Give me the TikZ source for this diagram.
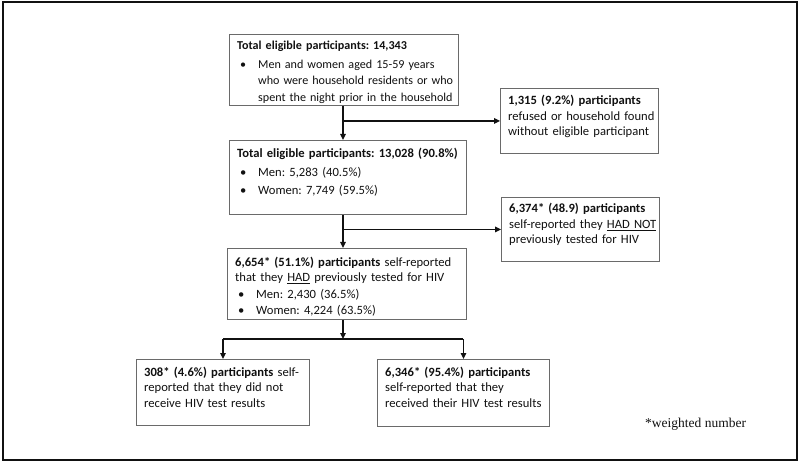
\documentclass[tikz,border=0pt]{standalone}
\usepackage{fontspec}
\setmainfont{Carlito}
\newfontfamily\timesf{Liberation Serif}
\usetikzlibrary{arrows.meta}
\frenchspacing
\definecolor{boxgray}{HTML}{6A6A6A}
\definecolor{ink}{HTML}{111111}
\newcommand{\bulbox}{\hbox to 21pt{\hspace{3pt}\textbullet\hfil}}
\newcommand{\bul}[2]{\par\vspace{#1}\noindent\bulbox #2}
\tikzset{
  box/.style={draw=boxgray, line width=0.9pt, inner sep=0pt, anchor=north west, fill=white},
  txt/.style={anchor=base west, inner sep=0pt, align=left, text width=#1, text=ink,
    font=\fontsize{12.6}{15.5}\selectfont},
  arr/.style={draw=ink, line width=1.3pt, -{Triangle[length=6pt,width=5.5pt]}},
  bar/.style={draw=ink, line width=2pt}
}
\begin{document}
\begin{tikzpicture}[x=1pt,y=-1pt]
\useasboundingbox (0,0) rectangle (800,462);
\draw[draw=ink, line width=2pt] (2.5,2.5) rectangle (797,459.5);

% boxes
\node[box, minimum width=229pt, minimum height=71pt] (b1) at (229,34) {};
\node[box, minimum width=158pt, minimum height=65pt] (b2) at (500,88) {};
\node[box, minimum width=237pt, minimum height=74pt] (b3) at (229,140) {};
\node[box, minimum width=158pt, minimum height=64pt] (b4) at (501,197) {};
\node[box, minimum width=239pt, minimum height=71pt] (b5) at (227,248) {};
\node[box, minimum width=173pt, minimum height=66pt] (b6) at (136,359) {};
\node[box, minimum width=172pt, minimum height=67pt] (b7) at (377,359) {};

% texts
\node[txt=215pt, font=\fontsize{12.1}{16.5}\selectfont] (t1) at (237,50) {\raggedright\textbf{Total eligible participants: 14,343}%
  \par\vspace{2pt}\noindent\bulbox\makebox[192pt][s]{Men and women aged 15-59 years}%
  \par\noindent\hspace{21pt}\makebox[192pt][s]{who were household residents or who}%
  \par\noindent\hspace{21pt}\mbox{spent the night prior in the household}};
\node[txt=148pt] (t2) at (508,105) {\raggedright\textbf{1,315 (9.2\%) participants}\\refused or household found\\without eligible participant};
\node[txt=226pt, font=\fontsize{12.6}{16}\selectfont] (t3) at (237,158) {\raggedright\textbf{Total eligible participants: 13,028 (90.8\%)}%
  \bul{3pt}{Men: 5,283 (40.5\%)}\bul{1.5pt}{Women: 7,749 (59.5\%)}};
\node[txt=148pt] (t4) at (509,213) {\raggedright\textbf{6,374* (48.9) participants}\\self-reported they \underline{HAD NOT}\\previously tested for HIV};
\node[txt=228pt] (t5) at (235,266) {\raggedright\textbf{6,654* (51.1\%) participants} self-reported\\that they \underline{HAD} previously tested for HIV%
  \bul{1.5pt}{Men: 2,430 (36.5\%)}\bul{0.5pt}{Women: 4,224 (63.5\%)}};
\node[txt=164pt] (t6) at (144,376) {\raggedright\textbf{308* (4.6\%) participants} self-\\reported that they did not\\receive HIV test results};
\node[txt=164pt] (t7) at (385,376) {\raggedright\textbf{6,346* (95.4\%) participants}\\self-reported that they\\received their HIV test results};
\node[anchor=base west, inner sep=0pt, text=ink, font=\timesf\fontsize{13.5}{16}\selectfont] (wn) at (645,427) {*weighted number};

% connectors
\draw[arr] (b1.south -| 343,0) -- (b3.north -| 343,0);
\draw[arr] (b2.west -| 343,0) -- (b2.west);
\draw[arr] (b3.south -| 343,0) -- (b5.north -| 343,0);
\draw[arr] (b4.west -| 343,0) -- (b4.west);
\coordinate (jn) at (343,339);
\draw[arr] (b5.south -| jn) -- (jn);
\draw[bar] (b6.north |- jn) -- (b7.north |- jn);
\draw[arr] (b6.north |- jn) -- (b6.north);
\draw[arr] (b7.north |- jn) -- (b7.north);
\end{tikzpicture}
\end{document}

※

* _INSTRUCTIONS TO FOLLOW_:
Without any pictures, reproduce the lines from the first one in the material through the line that has "(2.5,2.5) rectangle (797,459.5);", exactly as they appear.

* _EXERCISE RESPONSE_:
Give me the TikZ source for this diagram.
\documentclass[tikz,border=0pt]{standalone}
\usepackage{fontspec}
\setmainfont{Carlito}
\newfontfamily\timesf{Liberation Serif}
\usetikzlibrary{arrows.meta}
\frenchspacing
\definecolor{boxgray}{HTML}{6A6A6A}
\definecolor{ink}{HTML}{111111}
\newcommand{\bulbox}{\hbox to 21pt{\hspace{3pt}\textbullet\hfil}}
\newcommand{\bul}[2]{\par\vspace{#1}\noindent\bulbox #2}
\tikzset{
  box/.style={draw=boxgray, line width=0.9pt, inner sep=0pt, anchor=north west, fill=white},
  txt/.style={anchor=base west, inner sep=0pt, align=left, text width=#1, text=ink,
    font=\fontsize{12.6}{15.5}\selectfont},
  arr/.style={draw=ink, line width=1.3pt, -{Triangle[length=6pt,width=5.5pt]}},
  bar/.style={draw=ink, line width=2pt}
}
\begin{document}
\begin{tikzpicture}[x=1pt,y=-1pt]
\useasboundingbox (0,0) rectangle (800,462);
\draw[draw=ink, line width=2pt] (2.5,2.5) rectangle (797,459.5);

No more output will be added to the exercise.